Zé Testinha - Olha, eu estive, esse ano ainda, numa reunião da Unej (União Nordestina de Entidades de Quadrilhas Juninas), e pude fazer um parâmetro no que as pessoas pensam. A gente vê pessoas comprometidas com a cultura do seu estado. Hoje a gente vê vários tipos de quadrilhas e várias ideias diferentes, tem quadrilhas carnavalescas, por exemplo. A gente fica ali conversando, mas eu não coloco o meu pensamento. É aquela coisa: se você é Fortaleza e tá no meio da torcida do Ceará, você fica caladinho. Existe o seguinte: quem faz quadrilha porque gosta do São João e quem faz pra ganhar. Hoje em dia tem os temas. É muito parecido com as escolas de samba do Rio de Janeiro. Até o vestuário da quadrilha todinha é baseado em cima do tema. É uma forma de dizer que um explorou bem o tema, ou não explorou bem... Quem não tem um tema, eles rotularam como ``São João``, você tá entendendo? No fim, o evento que é dançar quadrilha, virou figurinha. Por causa da competição, as quadrilhas daqui tão ficando parecida com as de Recife, que são muito numerosas. Tem quadrilha lá que são 60 pares. Imagina 100, 120 pessoas dançando? Tem uma competição lá em Mossoró. Fui uma vez e Deus me livre de botar os pés lá de novo!

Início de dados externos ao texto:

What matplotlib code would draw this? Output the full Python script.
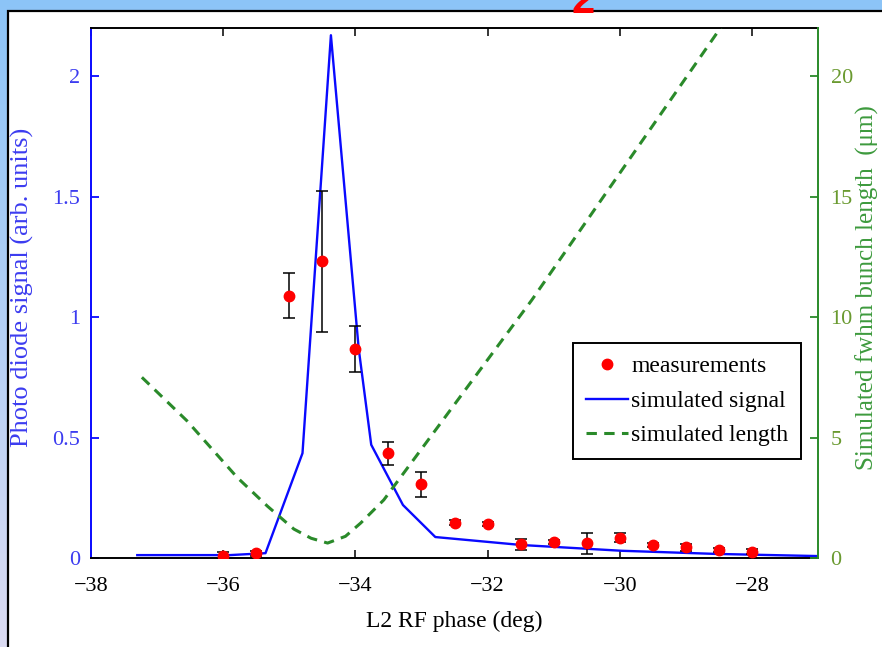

Eles não querem ver quadrilha não. Eles querem ver espetáculo. Aí onde tá o negócio da tradição: se eu botar cenário, eu tô indo contra todos os meus princípios, eu tô evoluindo demais. Já eles não têm coragem de fazer o que eu faço. Em cima do que a gente faz, você tem que ter escolaridade. Eles já saíram da caverna, já sabem o outro lado. Não sabem mais voltar. Se eu chegar pra ti e disser assim: nós vamos ganhar, nós temos que ganhar, ganhar, ganhar, ganhar. Tu vai dançar lá e não ganha. Tu num ensinou a pessoa que tem que ganhar? Se não ganhou, eu vou lá pra que ganha. O que foi que aconteceu? Muitas quadrilhas deixaram de existir por causa disso. É uma bola de neve. Primeiro por isso. A outra bola de neve é que você começa a fazer muitas coisas mirabolantes, e vão aumentando tanto que você não tem condição de manter.
E-MAIS
> São João, para a quadrilha do Zé Testinha, é quase o ano todo. Pelo menos toda segunda-feira: ``Toda segunda-feira a gente se reúne aqui pra ir pro Pirata Bar. E lá é quadrilha mesmo, não é forró ou coisa parecida, não. É como se fosse uma micareta junina, um São João fora de época``.

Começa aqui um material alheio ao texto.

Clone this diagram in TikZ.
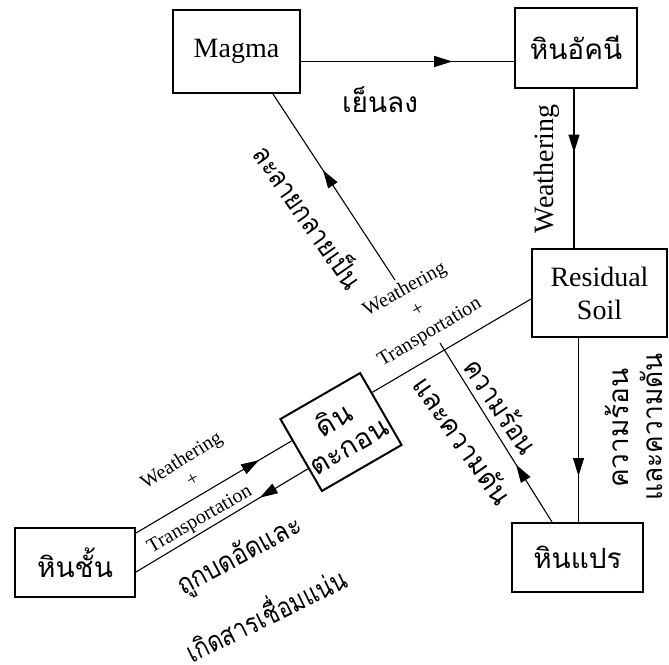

> Geralmente são os próprios brincantes que pagam suas roupas. No Zé Testinha tudo é custeado pelo Arraiá. E quem disser que é porque é sempre a mesma roupa, Reginaldo contesta. ``Todo ano muda!``. Outras regalias dos quadrilheiros de lá é o ônibus com ar condicionado. Mas não vale levar acompanhante. ``Da metade pra frente vão os homens e da metade pra trás as mulheres``, diz, rigoroso.
> Muita gente que dança hoje na quadrilha é filho ou parente de alguém que já passou por lá. Vez por outra a entrevista era interrompida para vários ``boa noite``. Alguns, no entanto, são de fora. ``Esse aí (um rapaz que chegava de moto, com a farda do trabalho), paga alguém pra ficar uma hora no lugar dele enquanto ele dança quadrilha``, mostrou Reginaldo.

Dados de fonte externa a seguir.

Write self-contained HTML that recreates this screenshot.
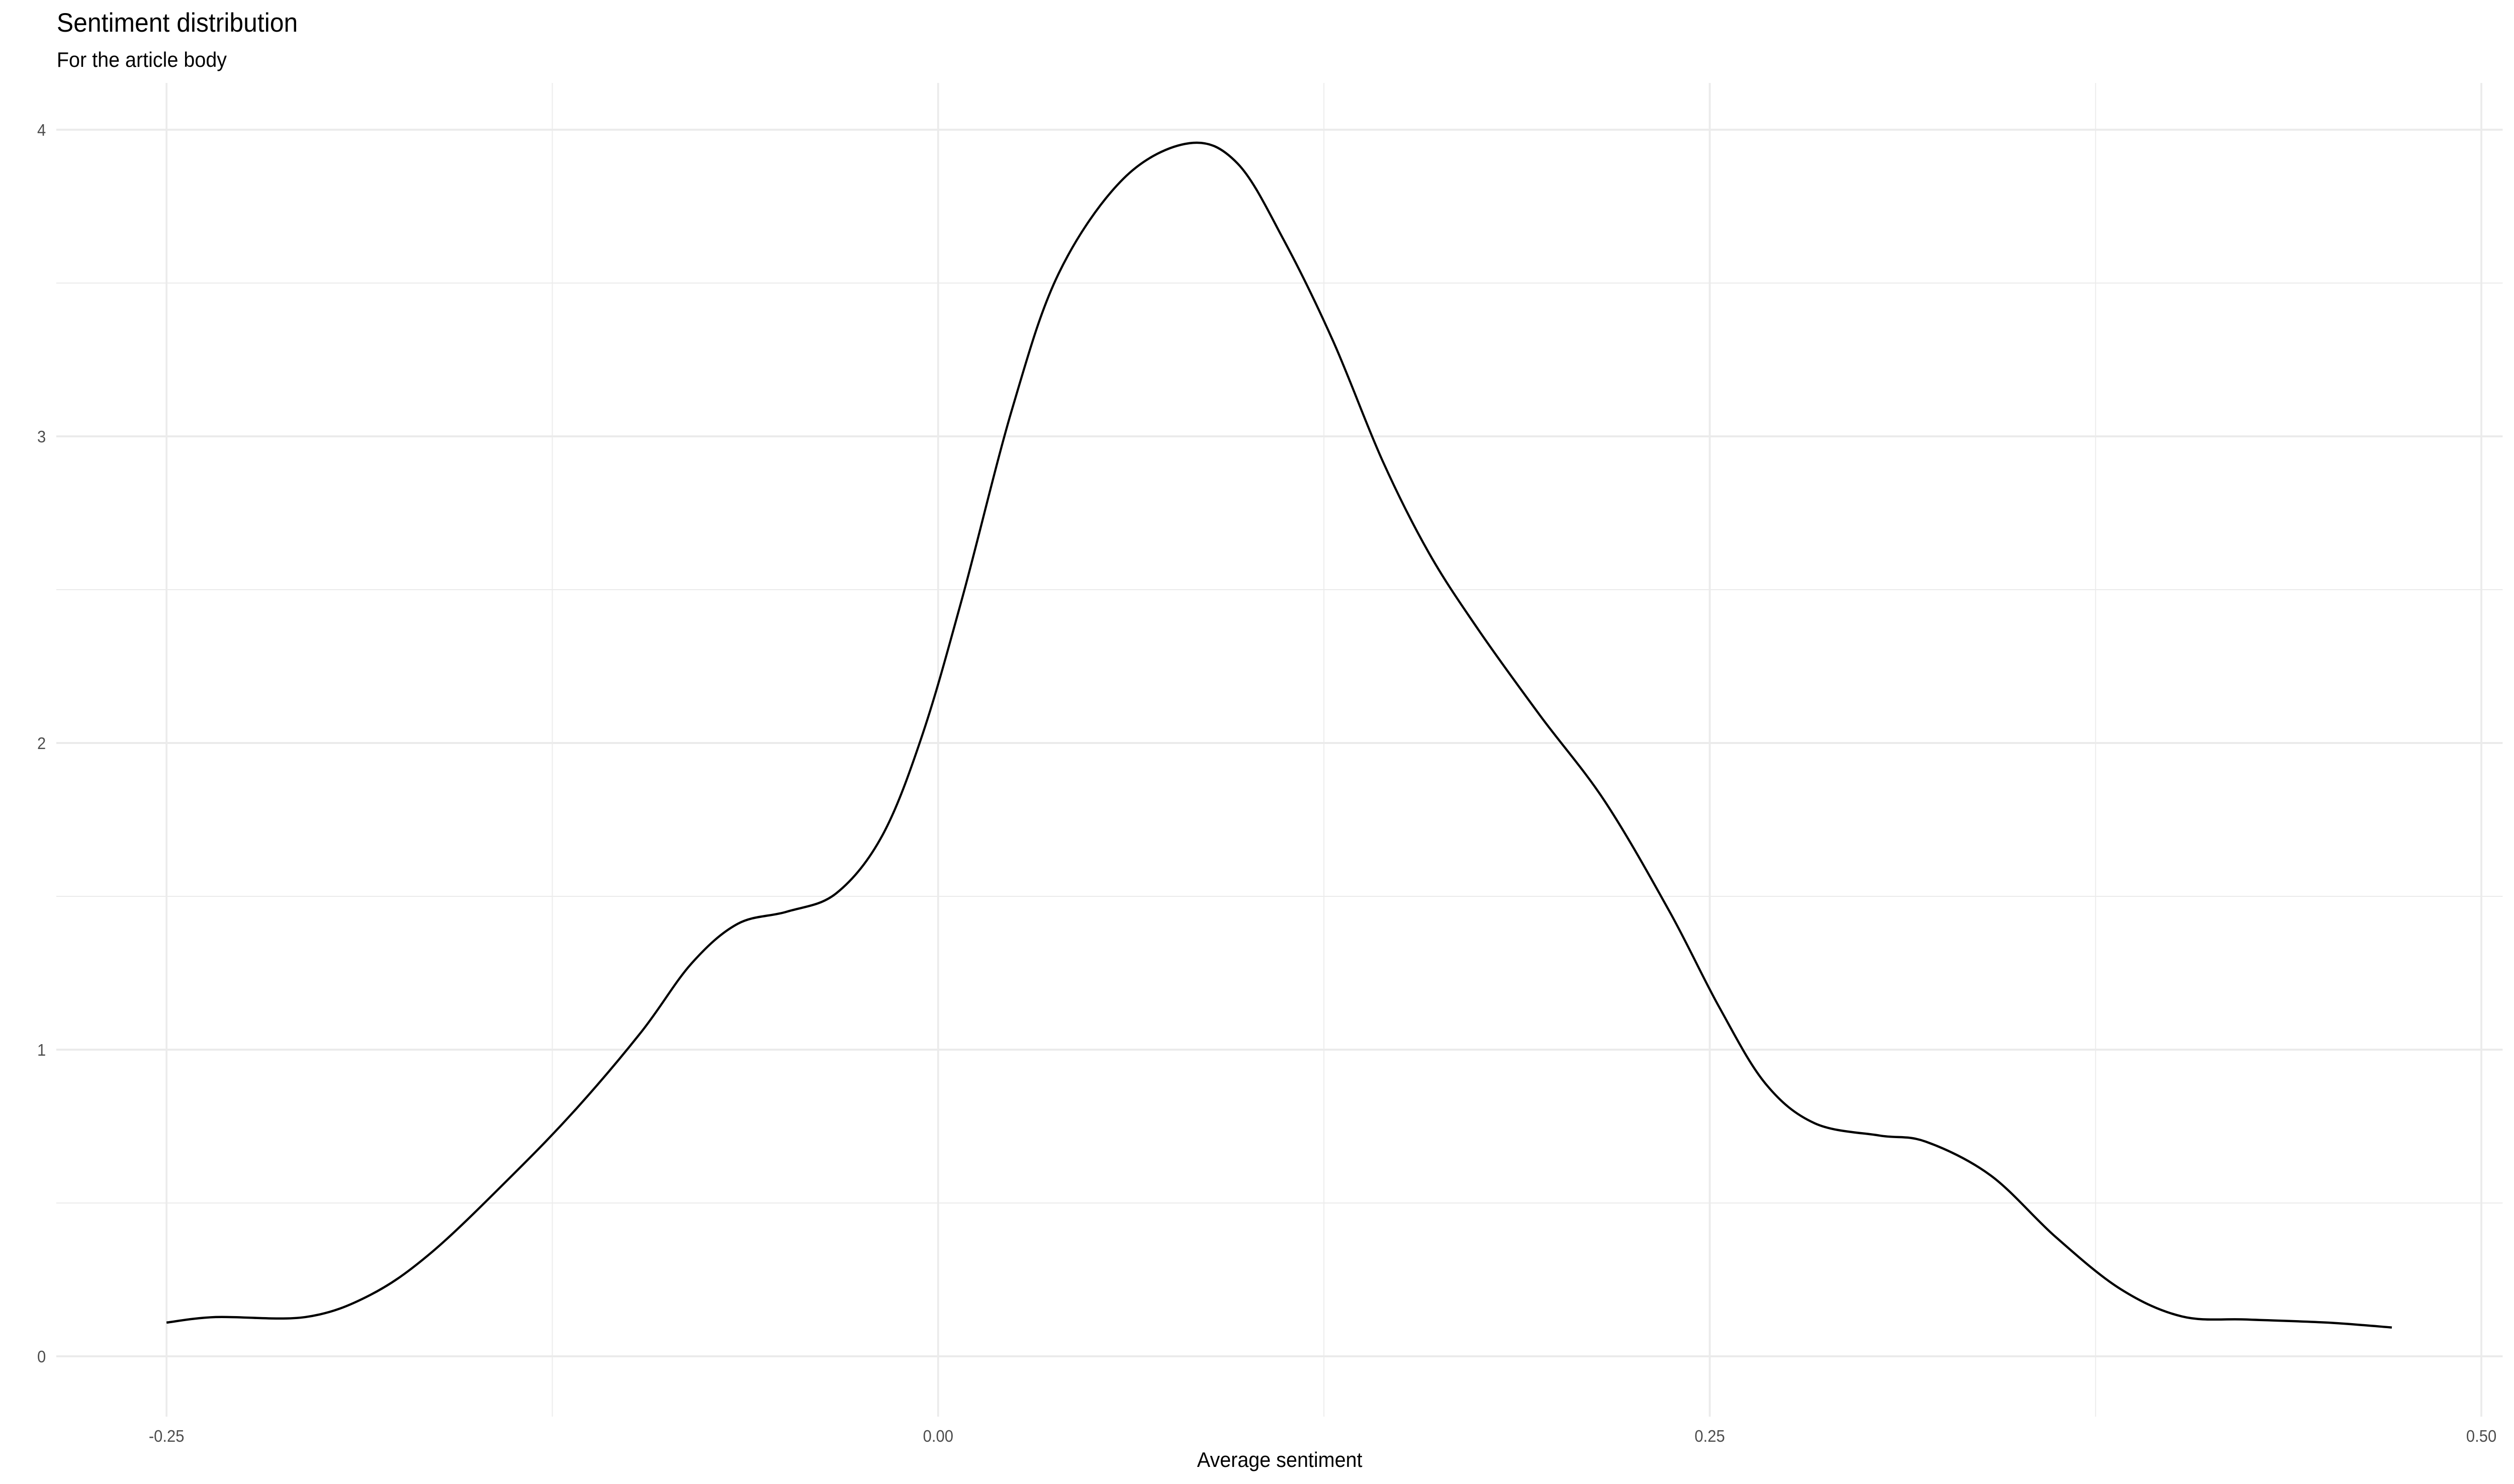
<!DOCTYPE html>
<html><head><meta charset="utf-8"><style>
html,body{margin:0;padding:0;background:#fff;overflow:hidden;width:100%;height:100%;}
svg{display:block;font-family:"Liberation Sans",sans-serif;width:100vw;height:100vh;}
</style></head><body>
<svg viewBox="0 0 5314 2952" preserveAspectRatio="none" xmlns="http://www.w3.org/2000/svg">
<rect width="5314" height="2952" fill="#fff"/>
<text x="120" y="63" font-size="53" fill="#000">Sentiment distribution</text>
<text x="120" y="133" font-size="42" fill="#000">For the article body</text>
<g id="grid"></g>
<g id="axes"></g>
<path id="curve" fill="none" stroke="#000" stroke-width="4.5" stroke-linejoin="round"/>
<text x="2705" y="2918" font-size="42" text-anchor="middle" fill="#000">Average sentiment</text>
</svg>
<script>
const xTicks = [-0.25, 0, 0.25, 0.5];
const xTickLabels = ["-0.25", "0.00", "0.25", "0.50"];
const yTicks = [0, 1, 2, 3, 4];
const yTickLabels = ["0", "1", "2", "3", "4"];
const sentimentX = [-0.25,-0.234,-0.205,-0.184,-0.164,-0.138,-0.117,-0.096,-0.080,-0.065,-0.049,-0.033,-0.018,-0.005,0.008,0.024,0.039,0.060,0.0814,0.097,0.112,0.128,0.144,0.159,0.175,0.195,0.216,0.237,0.253,0.268,0.284,0.305,0.320,0.341,0.362,0.383,0.403,0.424,0.450,0.471];
const densityY = [0.11,0.128,0.128,0.2,0.34,0.59,0.81,1.06,1.28,1.41,1.45,1.51,1.70,2.03,2.48,3.09,3.53,3.84,3.956,3.89,3.64,3.31,2.92,2.62,2.37,2.09,1.81,1.45,1.14,0.89,0.76,0.72,0.70,0.59,0.39,0.22,0.13,0.12,0.11,0.094];

const NS = "http://www.w3.org/2000/svg";
const panel = {left:119, right:5290, top:165, bottom:2818};
const sx = v => 1983 + (v - 0) * 6524;
const sy = v => 2698 - v * 610;
const grid = document.getElementById('grid');
const axes = document.getElementById('axes');
function line(x1,y1,x2,y2,w,name){
  const l = document.createElementNS(NS,'line');
  l.setAttribute('x1',x1);l.setAttribute('y1',y1);l.setAttribute('x2',x2);l.setAttribute('y2',y2);
  l.setAttribute('stroke','#ebebeb');l.setAttribute('stroke-width',w);
  
  
  grid.appendChild(l);
}
for(let i=0;i<xTicks.length-1;i++){
  const m=(xTicks[i]+xTicks[i+1])/2;
  line(sx(m),panel.top,sx(m),panel.bottom,2,'x-minor-gridline');
}
for(let i=0;i<yTicks.length-1;i++){
  const m=(yTicks[i]+yTicks[i+1])/2;
  line(panel.left,sy(m),panel.right,sy(m),2,'y-minor-gridline');
}
xTicks.forEach((t,i)=>{
  line(sx(t),panel.top,sx(t),panel.bottom,4,'x-major-gridline');
  const tx=document.createElementNS(NS,'text');
  tx.setAttribute('x',sx(t));tx.setAttribute('y',2868);tx.setAttribute('text-anchor','middle');
  tx.setAttribute('font-size','33');tx.setAttribute('fill','#4d4d4d');
  
  
  tx.textContent=xTickLabels[i];axes.appendChild(tx);
});
yTicks.forEach((t,i)=>{
  line(panel.left,sy(t),panel.right,sy(t),4,'y-major-gridline');
  const tx=document.createElementNS(NS,'text');
  tx.setAttribute('x',97);tx.setAttribute('y',sy(t)+12);tx.setAttribute('text-anchor','end');
  tx.setAttribute('font-size','33');tx.setAttribute('fill','#4d4d4d');
  
  
  tx.textContent=yTickLabels[i];axes.appendChild(tx);
});
const pts = sentimentX.map((x,i)=>[sx(x),sy(densityY[i])]);
let d = `M${pts[0][0]},${pts[0][1]}`;
for(let i=0;i<pts.length-1;i++){
  const p0=pts[i-1]||pts[i], p1=pts[i], p2=pts[i+1], p3=pts[i+2]||pts[i+1];
  const c1=[p1[0]+(p2[0]-p0[0])/6, p1[1]+(p2[1]-p0[1])/6];
  const c2=[p2[0]-(p3[0]-p1[0])/6, p2[1]-(p3[1]-p1[1])/6];
  d+=` C${c1[0]},${c1[1]} ${c2[0]},${c2[1]} ${p2[0]},${p2[1]}`;
}
document.getElementById('curve').setAttribute('d',d);
</script>
</body></html>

> Visitantes são bem vindos, e é certo encontrar conversa farta no sítio do Zé Testinha. ``Eu falo pelos cotovelos. E não sou só eu não, é a família todinha``. A movimentação por lá nessa época do ano se intensifica, com ensaios toda noite. E o entrançado de gente na casa também. ``Esse é meu irmão Ronaldo``, apresenta Reginaldo. ``Ele é poeta, faz cordel...``, ao que o irmão responde: ``Vixe, tudo isso?``
SOBE
As quadrilhas apostaram na beleza e não deixaram a prática morrer trazendo mais gente jovem para dançar, coreografar, musicar.
DESCE
Ao empresariado cearense, que ainda não acredita no potencial financeiro das quadrilhas juninas – que chegam a movimentar de R$48 a R$ 50 milhões por ano.
SOBE
Os momentos de integração que as quadrilhas promovem com as pessoas de uma mesma comunidade. São nos bairros da periferia que elas são mais numerosas.
DESCE
Os locais que não cuidam de toda a infra-estrutura necessária para a apresentação das quadrilhas, deixando os grupos expostos.
SOBE
Os novos compositores são estimulados a participar também: como a palavra chave das quadrilhas é inovação, eles acabam criando novas composições, enredos.
SOBE
A Federação das Quadrilhas Juninas do Ceará (Fequajuce), que instituiu um mínimo de passos tradicionais nas quadrilhas.